Intramolecular Diels-Alder Example 2
Let’s try another one. How about this molecule?
At first glance, it looks like a complete monstrosity, but I promise, if we follow the same steps as before, we’ll get the product just fine.
I’ve identified my diene on the left side of the molecule, so I’ll number it 1 through 4. Then I’ll number the dienophile as 5 and 6. The middle atoms—just three this time—I’ll call A, B, and C. No D this time. And, of course, I’ll note the electron-withdrawing group on atom 6.
Now I’m ready to start building the molecule. I’ll outline the diene in the s-cis conformation and start adding groups. On atom 2, there’s a methyl group, so I’ll show that. On atom 3, there’s a methoxy group, so I’ll draw that too.

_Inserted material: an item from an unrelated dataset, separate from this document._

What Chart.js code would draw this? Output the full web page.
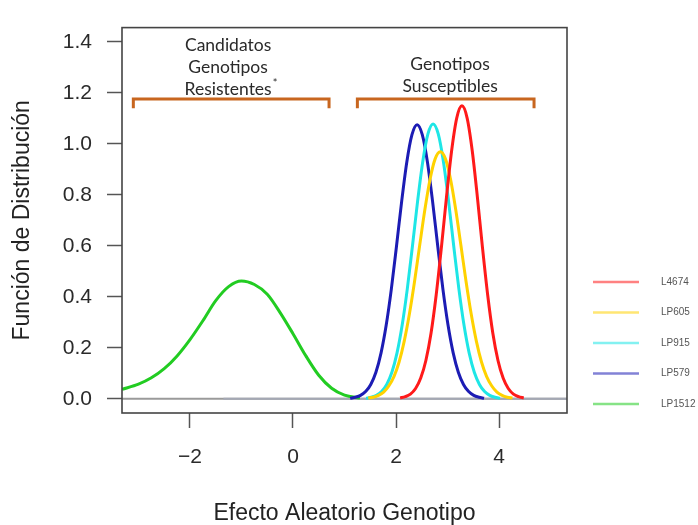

Like before, I’ll place atom A, and from the original structure, I see it’s cis to the methoxy group, which means it’s the out-group again. So I’ll keep it cis in my sketch.
Next, I’ll move to the dienophile—atoms 5 and 6. On atom 5, there’s a chlorine, so I’ll draw that. Cis to the chlorine is the electron-withdrawing group, so I’ll add that too. Atom C is trans to the electron-withdrawing group, so I’ll show that on the opposite face. As before, I’ll mark where atom B goes without drawing it just yet.
Now, time to construct the final product. I’ll draw the six-membered ring with a double bond and number it 1 through 6, just like in any Diels-Alder reaction. On atoms 2 and 3, I’ll add the methyl and methoxy groups. Since these are sp²-hybridized carbons, there’s no stereochemistry to worry about—they can just go flat on the plane.
I’ll place the electron-withdrawing group on a dash again. Cis to that, I’ll put the chlorine on atom 5, also on a dash. Carbon C, which is trans to the electron-withdrawing group, will go on a wedge. Atom A, being cis, will go on a dash as well. I’ll finish by placing atom B and connecting the bonds.
This gives us the final product, plus the corresponding enantiomer from the reaction.
So, no matter how intimidating a molecule might look, as long as you follow these steps—this algorithm—you’ll be able to construct your final product without any problems and with the correct stereochemistry.
Now, the only thing left to do is practice!